NELP’s view corroborates the White House’s, which said last month that if Congress doesn’t authorize extended unemployment benefits 6 million Americans would lose benefits after exhausting their state benefits.

As the recovery continues to tick along, more Americans could find themselves among the 6.2 million unemployed for six months or longer. Federal Reserve Chairman Ben Bernanke called long-term unemployment a "national crisis" last month, saying that the 45 percent of the jobless out of work for six months or more is at risk of losing their skills and attachment to the labor force. In a Rutgers study released last month, roughly 25 percent of respondents who were unemployed during the recession have found jobs, of those half are at lower-paying levels.

President Barack Obama included a measure that would reauthorize extending jobless benefits in the $450 billion jobs bill he sent to Congress last month. During the recession, Congress granted the jobless up to 73 weeks of extra benefits.

Still, getting the bill through a divided Congress may be nearly impossible. Republican leaders have already derided the bill as a piece of “class warfare" and object to the $50 billion it would cost to extend jobless benefits.
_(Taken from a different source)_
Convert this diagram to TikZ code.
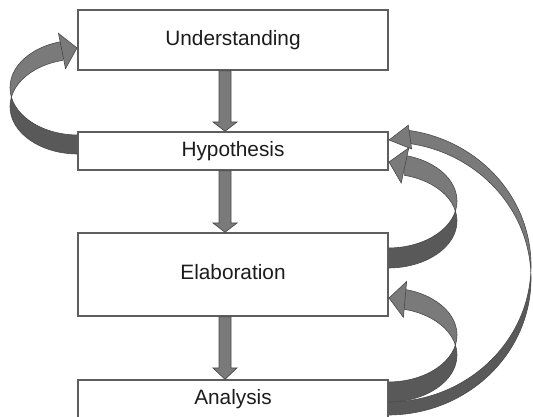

Some states have already cut their jobless benefits in an effort to stay eligible for the federal program that’s currently in jeopardy. Republican Michigan Governor Rick Snyder signed a bill in March that will cut the time the jobless could receive state benefits to 20 weeks from 26 beginning in January. Missouri followed suit in April.

Extending unemployment benefits can often be controversial. Many left-leaning and some centrist economists have said that the benefits are necessary to keep unemployed consumers spending, while some conservative economists said extending the benefits will only prolong joblessness, according to The New York Times.

Nearly 30 percent of those surveyed for a Rutgers University study about Americans’ attitudes towards work, employers and government said they didn’t support extending unemployment benefits.